Copy out the whole listing exactly as written, leaving the pictures behind.

— Begin —

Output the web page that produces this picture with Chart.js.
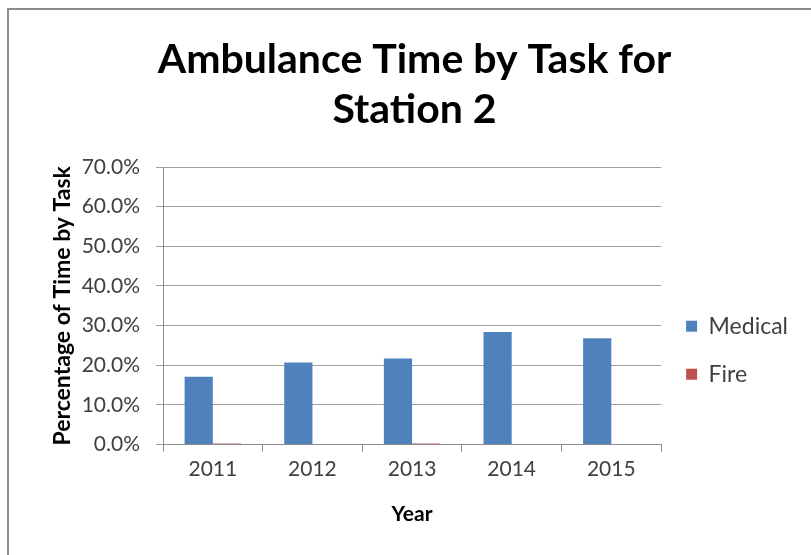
<!DOCTYPE html>
<html>
  <head>
    <meta charset="utf-8" />
    <title>Ambulance Time by Task for Station 2</title>
    <script src="https://cdn.jsdelivr.net/npm/chart.js@4"></script>
    <style>
      html, body { margin: 0; padding: 0; background: #fff; }
      #frame {
        position: absolute; left: 7px; top: 8px; width: 804px; height: 547px;
        border-left: 2px solid #8c8c8c; border-top: 2px solid #8c8c8c;
      }
    </style>
  </head>
  <body>
    <div id="frame">
      <canvas id="taskChart" width="802" height="545"></canvas>
    </div>
    <script>
      const years = ["2011", "2012", "2013", "2014", "2015"];
      const medical = [17.1, 20.7, 21.7, 28.4, 26.8];
      const fire = [0.3, 0, 0.3, 0, 0];

      const fontFam = "Lato, 'Open Sans', sans-serif";

      let ctx = document.getElementById("taskChart").getContext("2d");
      let taskChart = new Chart(ctx, {
        type: "bar",
        data: {
          labels: years,
          datasets: [
            {
              label: "Medical",
              data: medical,
              backgroundColor: "#4f81bd",
              barPercentage: 1,
              categoryPercentage: 0.566,
            },
            {
              label: "Fire",
              data: fire,
              backgroundColor: "#c0504d",
              barPercentage: 1,
              categoryPercentage: 0.566,
            },
          ],
        },
        options: {
          responsive: false,
          animation: false,
          layout: { padding: { left: 22, right: 13, top: 0, bottom: 21 } },
          plugins: {
            title: {
              display: true,
              text: ["Ambulance Time by Task for", "Station 2"],
              color: "#000",
              font: { family: fontFam, size: 41, weight: "bold", lineHeight: 1.22 },
              padding: { top: 25, bottom: 32 },
            },
            legend: {
              position: "right",
              // empty title only pushes the entries down to where Excel put them
              title: { display: true, text: "", font: { size: 12 }, padding: { top: 71, bottom: 71 } },
              labels: {
                boxWidth: 11,
                boxHeight: 11,
                padding: 25,
                color: "#404040",
                font: { family: fontFam, size: 23 },
              },
            },
            tooltip: { enabled: false },
          },
          scales: {
            x: {
              grid: {
                offset: true,
                drawOnChartArea: false,
                drawTicks: true,
                tickLength: 7,
                color: "#8c8c8c",
              },
              border: { color: "#8c8c8c" },
              ticks: { color: "#404040", font: { family: fontFam, size: 21 }, padding: 5 },
              title: {
                display: true,
                text: "Year",
                color: "#000",
                font: { family: fontFam, size: 21, weight: "bold" },
                padding: { top: 15, bottom: 7 },
              },
            },
            y: {
              min: 0,
              max: 70,
              afterFit: (scale) => {
                scale.width = 132;
              },
              ticks: {
                stepSize: 10,
                color: "#404040",
                font: { family: fontFam, size: 21 },
                padding: 16,
                callback: (v) => v.toFixed(1) + "%",
              },
              grid: { color: "#a0a0a0", tickLength: 7 },
              border: { color: "#8c8c8c" },
              title: {
                display: true,
                text: "Percentage of Time by Task",
                color: "#000",
                font: { family: fontFam, size: 23, weight: "bold" },
                padding: { top: 18, bottom: 6 },
              },
            },
          },
        },
      });
    </script>
  </body>
</html>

— End —

OUTPUT OF THE EXERCISE -
Output the web page that produces this picture with Chart.js.
<!DOCTYPE html>
<html>
  <head>
    <meta charset="utf-8" />
    <title>Ambulance Time by Task for Station 2</title>
    <script src="https://cdn.jsdelivr.net/npm/chart.js@4"></script>
    <style>
      html, body { margin: 0; padding: 0; background: #fff; }
      #frame {
        position: absolute; left: 7px; top: 8px; width: 804px; height: 547px;
        border-left: 2px solid #8c8c8c; border-top: 2px solid #8c8c8c;
      }
    </style>
  </head>
  <body>
    <div id="frame">
      <canvas id="taskChart" width="802" height="545"></canvas>
    </div>
    <script>
      const years = ["2011", "2012", "2013", "2014", "2015"];
      const medical = [17.1, 20.7, 21.7, 28.4, 26.8];
      const fire = [0.3, 0, 0.3, 0, 0];

      const fontFam = "Lato, 'Open Sans', sans-serif";

      let ctx = document.getElementById("taskChart").getContext("2d");
      let taskChart = new Chart(ctx, {
        type: "bar",
        data: {
          labels: years,
          datasets: [
            {
              label: "Medical",
              data: medical,
              backgroundColor: "#4f81bd",
              barPercentage: 1,
              categoryPercentage: 0.566,
            },
            {
              label: "Fire",
              data: fire,
              backgroundColor: "#c0504d",
              barPercentage: 1,
              categoryPercentage: 0.566,
            },
          ],
        },
        options: {
          responsive: false,
          animation: false,
          layout: { padding: { left: 22, right: 13, top: 0, bottom: 21 } },
          plugins: {
            title: {
              display: true,
              text: ["Ambulance Time by Task for", "Station 2"],
              color: "#000",
              font: { family: fontFam, size: 41, weight: "bold", lineHeight: 1.22 },
              padding: { top: 25, bottom: 32 },
            },
            legend: {
              position: "right",
              // empty title only pushes the entries down to where Excel put them
              title: { display: true, text: "", font: { size: 12 }, padding: { top: 71, bottom: 71 } },
              labels: {
                boxWidth: 11,
                boxHeight: 11,
                padding: 25,
                color: "#404040",
                font: { family: fontFam, size: 23 },
              },
            },
            tooltip: { enabled: false },
          },
          scales: {
            x: {
              grid: {
                offset: true,
                drawOnChartArea: false,
                drawTicks: true,
                tickLength: 7,
                color: "#8c8c8c",
              },
              border: { color: "#8c8c8c" },
              ticks: { color: "#404040", font: { family: fontFam, size: 21 }, padding: 5 },
              title: {
                display: true,
                text: "Year",
                color: "#000",
                font: { family: fontFam, size: 21, weight: "bold" },
                padding: { top: 15, bottom: 7 },
              },
            },
            y: {
              min: 0,
              max: 70,
              afterFit: (scale) => {
                scale.width = 132;
              },
              ticks: {
                stepSize: 10,
                color: "#404040",
                font: { family: fontFam, size: 21 },
                padding: 16,
                callback: (v) => v.toFixed(1) + "%",
              },
              grid: { color: "#a0a0a0", tickLength: 7 },
              border: { color: "#8c8c8c" },
              title: {
                display: true,
                text: "Percentage of Time by Task",
                color: "#000",
                font: { family: fontFam, size: 23, weight: "bold" },
                padding: { top: 18, bottom: 6 },
              },
            },
          },
        },
      });
    </script>
  </body>
</html>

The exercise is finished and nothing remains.